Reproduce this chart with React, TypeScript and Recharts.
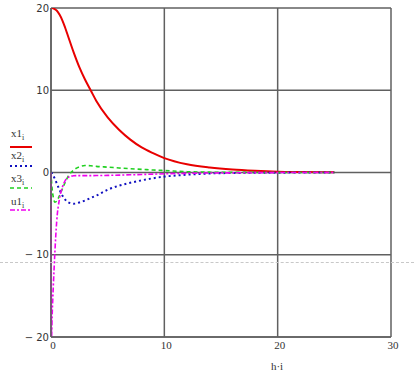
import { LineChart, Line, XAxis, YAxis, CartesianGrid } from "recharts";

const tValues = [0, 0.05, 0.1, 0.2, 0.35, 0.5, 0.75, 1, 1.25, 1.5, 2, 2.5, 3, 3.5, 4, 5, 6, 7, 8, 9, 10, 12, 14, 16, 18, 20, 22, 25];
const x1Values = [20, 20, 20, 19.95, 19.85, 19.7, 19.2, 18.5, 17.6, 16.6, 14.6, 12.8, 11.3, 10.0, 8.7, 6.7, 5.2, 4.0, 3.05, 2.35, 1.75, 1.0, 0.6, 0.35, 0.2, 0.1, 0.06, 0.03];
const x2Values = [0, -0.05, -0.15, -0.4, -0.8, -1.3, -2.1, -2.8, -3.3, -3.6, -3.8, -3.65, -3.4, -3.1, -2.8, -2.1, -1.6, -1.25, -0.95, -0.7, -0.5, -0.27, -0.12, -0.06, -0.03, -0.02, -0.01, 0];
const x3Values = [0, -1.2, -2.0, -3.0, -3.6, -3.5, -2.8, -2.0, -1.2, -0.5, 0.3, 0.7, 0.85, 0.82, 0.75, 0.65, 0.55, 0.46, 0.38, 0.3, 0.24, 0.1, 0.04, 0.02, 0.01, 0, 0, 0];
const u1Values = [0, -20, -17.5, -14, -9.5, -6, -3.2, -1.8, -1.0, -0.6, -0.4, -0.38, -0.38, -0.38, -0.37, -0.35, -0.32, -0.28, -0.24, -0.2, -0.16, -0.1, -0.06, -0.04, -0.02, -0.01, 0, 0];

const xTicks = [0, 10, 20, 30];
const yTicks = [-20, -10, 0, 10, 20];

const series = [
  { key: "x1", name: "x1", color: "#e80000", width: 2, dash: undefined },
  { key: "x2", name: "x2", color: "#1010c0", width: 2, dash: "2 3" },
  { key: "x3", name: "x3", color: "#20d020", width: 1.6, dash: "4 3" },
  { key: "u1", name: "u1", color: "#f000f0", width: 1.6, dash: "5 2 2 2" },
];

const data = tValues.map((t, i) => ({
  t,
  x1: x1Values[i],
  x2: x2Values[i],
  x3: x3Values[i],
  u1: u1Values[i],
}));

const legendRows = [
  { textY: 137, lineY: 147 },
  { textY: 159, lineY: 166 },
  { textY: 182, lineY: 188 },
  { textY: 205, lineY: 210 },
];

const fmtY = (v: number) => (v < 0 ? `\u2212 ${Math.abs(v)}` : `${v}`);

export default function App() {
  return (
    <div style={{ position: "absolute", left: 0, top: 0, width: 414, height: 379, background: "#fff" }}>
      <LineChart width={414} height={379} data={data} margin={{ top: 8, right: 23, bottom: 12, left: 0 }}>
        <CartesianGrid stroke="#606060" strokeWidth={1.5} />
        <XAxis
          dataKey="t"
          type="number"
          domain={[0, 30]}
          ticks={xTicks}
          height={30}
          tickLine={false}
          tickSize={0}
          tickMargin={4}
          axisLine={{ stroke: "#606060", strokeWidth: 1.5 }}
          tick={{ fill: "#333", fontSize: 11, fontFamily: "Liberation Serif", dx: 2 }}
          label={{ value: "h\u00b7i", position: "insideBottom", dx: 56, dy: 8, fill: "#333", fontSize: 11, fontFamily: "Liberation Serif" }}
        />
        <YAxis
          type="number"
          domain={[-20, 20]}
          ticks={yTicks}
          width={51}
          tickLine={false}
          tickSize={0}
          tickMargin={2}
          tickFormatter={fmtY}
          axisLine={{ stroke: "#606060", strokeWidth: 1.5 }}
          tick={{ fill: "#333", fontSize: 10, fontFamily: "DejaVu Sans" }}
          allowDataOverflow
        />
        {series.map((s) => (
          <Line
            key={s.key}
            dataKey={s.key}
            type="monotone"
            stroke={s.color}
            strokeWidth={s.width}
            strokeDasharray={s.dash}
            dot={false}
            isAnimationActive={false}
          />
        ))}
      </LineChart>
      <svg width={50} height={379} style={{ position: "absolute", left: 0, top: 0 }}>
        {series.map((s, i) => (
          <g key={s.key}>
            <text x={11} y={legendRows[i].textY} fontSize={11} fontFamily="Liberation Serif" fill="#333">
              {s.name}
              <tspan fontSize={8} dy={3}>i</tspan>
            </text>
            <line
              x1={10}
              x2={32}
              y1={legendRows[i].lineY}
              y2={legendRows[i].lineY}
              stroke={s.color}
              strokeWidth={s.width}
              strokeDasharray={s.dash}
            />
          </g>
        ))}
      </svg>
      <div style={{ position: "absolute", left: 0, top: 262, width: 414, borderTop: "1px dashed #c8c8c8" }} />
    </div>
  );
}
________________________________________
- _SHORT PROBLEM_
Repeat the lines exactly as they stand, from the opening line of the data through the line with "XAxis, YAxis, CartesianGrid". Pictures stay out of the copy.

- _EXERCISE RESPONSE_
Reproduce this chart with React, TypeScript and Recharts.
import { LineChart, Line, XAxis, YAxis, CartesianGrid } from "recharts";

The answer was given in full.